There are two contributions to the total energy of a collection of particles. The kinetic energy, EK, is the energy of a body due to its motion. For a body of mass m moving at a speed v,
EK = 1⁄2mv2 (F.1)
That is, a heavy object moving at the same speed as a light object has a higher kinetic energy, and doubling the speed of any object increases its kinetic energy by a factor of 4. A ball of mass 1 kg traveling at 1 m s-1 has a kinetic energy of 0.5 J.
The potential energy, EP, of a body is the energy it possesses due to its position. The precise dependence on position depends on the type of force acting on the body. For a body of mass m on the surface of the Earth, the potential energy depends on its height, h, above the surface as
EP= mgh (F.2)
where g is a constant known as the acceleration of free fall, which is close to 9.81 m s-2 at sea level. Thus, doubling the height of an object above the ground doubles its potential energy. Equation F.2 is based on the convention of taking the potential energy to be zero at sea level. A ball of mass 1.0 kg at 1.0 m above the surface of the Earth has a potential energy of 9.8 J. Another type of potential energy is that of one electric charge in the vicinity of another electric charge.

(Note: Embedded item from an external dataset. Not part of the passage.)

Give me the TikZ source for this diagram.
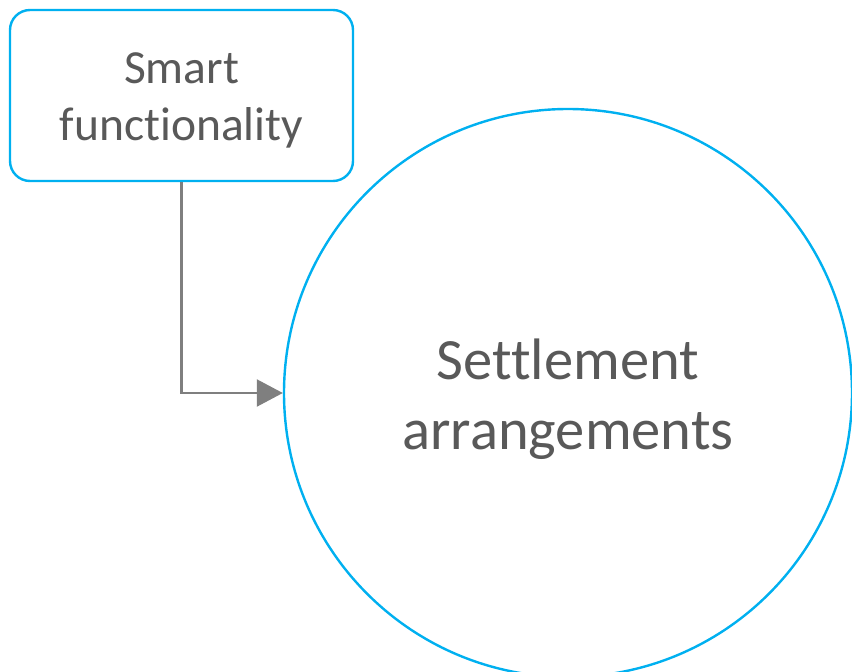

As we shall see as the text develops, most contributions to the potential energy that we need to consider in chemistry are due to this Coulombic interaction. The total energy, E, of a body is the sum of its kinetic and potential energies:
E =EK + EP (F.3)
Provided no external forces are acting on the body, its total energy is constant. This remark is elevated to a central statement of classical physics known as the law of the conservation of energy. Potential and kinetic energy may be freely interchanged: for instance, a falling ball loses potential energy but gains kinetic energy as it accelerates, but its total energy remains constant provided the body is isolated from external influences.